— start Material —

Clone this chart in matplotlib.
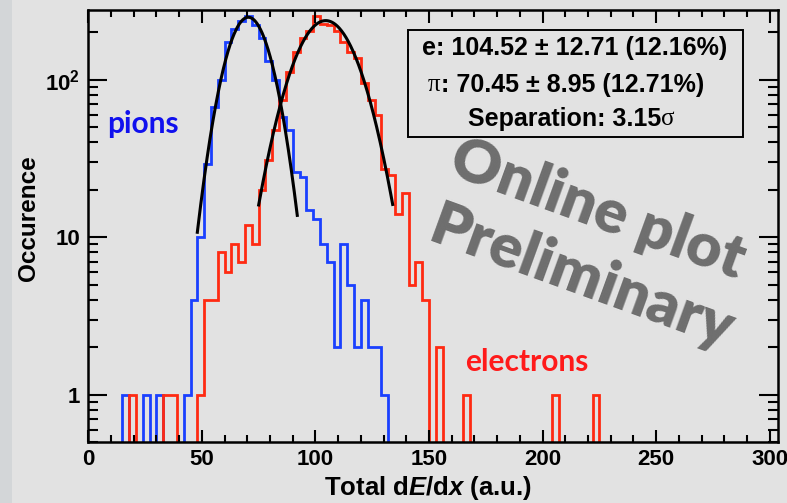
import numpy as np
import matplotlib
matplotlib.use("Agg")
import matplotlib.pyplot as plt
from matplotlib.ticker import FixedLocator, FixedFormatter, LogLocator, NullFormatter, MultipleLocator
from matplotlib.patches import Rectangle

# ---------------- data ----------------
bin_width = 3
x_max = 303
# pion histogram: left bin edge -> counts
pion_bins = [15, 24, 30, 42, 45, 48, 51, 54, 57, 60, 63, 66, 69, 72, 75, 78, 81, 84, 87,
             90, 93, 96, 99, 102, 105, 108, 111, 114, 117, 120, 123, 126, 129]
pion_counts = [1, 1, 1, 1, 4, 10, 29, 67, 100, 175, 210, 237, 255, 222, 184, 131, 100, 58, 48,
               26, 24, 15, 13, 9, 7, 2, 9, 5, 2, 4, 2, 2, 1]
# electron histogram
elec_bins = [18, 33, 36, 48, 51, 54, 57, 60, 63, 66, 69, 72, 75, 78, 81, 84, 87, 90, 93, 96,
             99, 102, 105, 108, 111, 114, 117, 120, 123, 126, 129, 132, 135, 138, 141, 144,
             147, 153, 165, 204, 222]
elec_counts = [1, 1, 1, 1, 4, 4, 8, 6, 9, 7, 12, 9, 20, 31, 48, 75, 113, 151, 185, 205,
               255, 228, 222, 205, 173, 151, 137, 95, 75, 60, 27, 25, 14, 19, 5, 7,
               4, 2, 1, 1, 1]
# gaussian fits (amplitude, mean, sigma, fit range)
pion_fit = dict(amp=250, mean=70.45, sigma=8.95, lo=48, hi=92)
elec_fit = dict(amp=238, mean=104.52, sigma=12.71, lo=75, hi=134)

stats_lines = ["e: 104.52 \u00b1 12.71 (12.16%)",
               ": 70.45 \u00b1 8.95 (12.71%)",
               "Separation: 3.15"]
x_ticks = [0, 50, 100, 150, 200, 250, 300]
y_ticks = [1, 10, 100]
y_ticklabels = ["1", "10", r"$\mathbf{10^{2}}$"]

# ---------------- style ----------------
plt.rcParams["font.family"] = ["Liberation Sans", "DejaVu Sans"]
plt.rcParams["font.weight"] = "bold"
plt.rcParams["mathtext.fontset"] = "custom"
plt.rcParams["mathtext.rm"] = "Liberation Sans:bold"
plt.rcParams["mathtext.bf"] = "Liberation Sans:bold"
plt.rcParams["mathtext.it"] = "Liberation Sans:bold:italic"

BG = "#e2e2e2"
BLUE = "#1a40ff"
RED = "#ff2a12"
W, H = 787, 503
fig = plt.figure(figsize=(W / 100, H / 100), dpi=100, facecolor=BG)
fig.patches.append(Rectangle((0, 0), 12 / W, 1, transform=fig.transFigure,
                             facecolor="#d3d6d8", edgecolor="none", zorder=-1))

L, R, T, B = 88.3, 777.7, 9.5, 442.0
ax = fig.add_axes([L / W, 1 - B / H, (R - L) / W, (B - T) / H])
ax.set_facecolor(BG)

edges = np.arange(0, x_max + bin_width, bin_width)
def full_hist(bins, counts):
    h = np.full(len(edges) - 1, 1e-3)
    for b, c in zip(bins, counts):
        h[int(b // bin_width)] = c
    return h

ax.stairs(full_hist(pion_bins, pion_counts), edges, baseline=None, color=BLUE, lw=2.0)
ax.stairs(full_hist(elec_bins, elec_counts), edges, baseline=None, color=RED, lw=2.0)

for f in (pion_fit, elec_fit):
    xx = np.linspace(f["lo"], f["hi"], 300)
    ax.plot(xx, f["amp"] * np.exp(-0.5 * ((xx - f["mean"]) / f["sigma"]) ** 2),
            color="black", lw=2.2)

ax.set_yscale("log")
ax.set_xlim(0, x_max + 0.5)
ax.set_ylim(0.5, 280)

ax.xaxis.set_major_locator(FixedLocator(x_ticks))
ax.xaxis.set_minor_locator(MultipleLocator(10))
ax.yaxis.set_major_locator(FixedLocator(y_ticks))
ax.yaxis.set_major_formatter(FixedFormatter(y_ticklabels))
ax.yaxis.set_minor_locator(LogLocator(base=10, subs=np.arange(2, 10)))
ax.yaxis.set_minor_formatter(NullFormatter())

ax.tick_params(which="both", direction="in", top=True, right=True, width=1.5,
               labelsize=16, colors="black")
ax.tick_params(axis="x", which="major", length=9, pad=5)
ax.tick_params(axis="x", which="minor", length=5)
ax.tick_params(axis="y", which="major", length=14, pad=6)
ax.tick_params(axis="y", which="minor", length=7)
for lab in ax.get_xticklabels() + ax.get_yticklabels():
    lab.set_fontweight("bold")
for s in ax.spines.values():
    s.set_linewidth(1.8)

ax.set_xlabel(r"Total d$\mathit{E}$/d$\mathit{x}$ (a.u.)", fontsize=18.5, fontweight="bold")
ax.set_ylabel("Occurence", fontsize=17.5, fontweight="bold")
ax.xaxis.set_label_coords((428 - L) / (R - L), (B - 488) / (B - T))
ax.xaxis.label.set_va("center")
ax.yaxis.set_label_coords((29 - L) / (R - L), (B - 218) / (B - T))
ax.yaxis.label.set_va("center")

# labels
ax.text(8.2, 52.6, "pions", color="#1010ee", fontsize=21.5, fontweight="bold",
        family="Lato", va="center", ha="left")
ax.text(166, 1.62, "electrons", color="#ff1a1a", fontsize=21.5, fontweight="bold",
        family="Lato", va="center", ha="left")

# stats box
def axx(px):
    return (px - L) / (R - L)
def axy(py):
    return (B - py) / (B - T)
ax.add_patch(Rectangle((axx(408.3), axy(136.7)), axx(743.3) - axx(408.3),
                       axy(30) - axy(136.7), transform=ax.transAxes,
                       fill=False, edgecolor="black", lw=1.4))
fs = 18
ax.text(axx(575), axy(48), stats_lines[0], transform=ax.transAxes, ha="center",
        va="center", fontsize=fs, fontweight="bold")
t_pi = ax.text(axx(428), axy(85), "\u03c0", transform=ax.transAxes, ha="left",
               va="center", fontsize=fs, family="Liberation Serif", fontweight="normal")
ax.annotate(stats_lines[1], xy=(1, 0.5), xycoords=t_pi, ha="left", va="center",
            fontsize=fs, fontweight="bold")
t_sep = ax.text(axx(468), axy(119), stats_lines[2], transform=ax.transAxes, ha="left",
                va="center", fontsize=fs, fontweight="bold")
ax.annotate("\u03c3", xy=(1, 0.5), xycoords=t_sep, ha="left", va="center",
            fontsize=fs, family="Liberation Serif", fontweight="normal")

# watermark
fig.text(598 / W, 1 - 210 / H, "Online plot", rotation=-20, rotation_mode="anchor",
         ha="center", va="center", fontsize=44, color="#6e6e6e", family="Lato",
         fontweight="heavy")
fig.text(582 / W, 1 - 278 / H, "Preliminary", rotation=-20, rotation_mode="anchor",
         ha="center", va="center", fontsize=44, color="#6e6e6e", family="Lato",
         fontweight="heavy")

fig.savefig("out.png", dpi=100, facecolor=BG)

— end Material —

Exactly as they appear, print the lines of the listing above from its first line through the line that contains "from matplotlib.patches import Rectangle", minus the pictures.

Clone this chart in matplotlib.
import numpy as np
import matplotlib
matplotlib.use("Agg")
import matplotlib.pyplot as plt
from matplotlib.ticker import FixedLocator, FixedFormatter, LogLocator, NullFormatter, MultipleLocator
from matplotlib.patches import Rectangle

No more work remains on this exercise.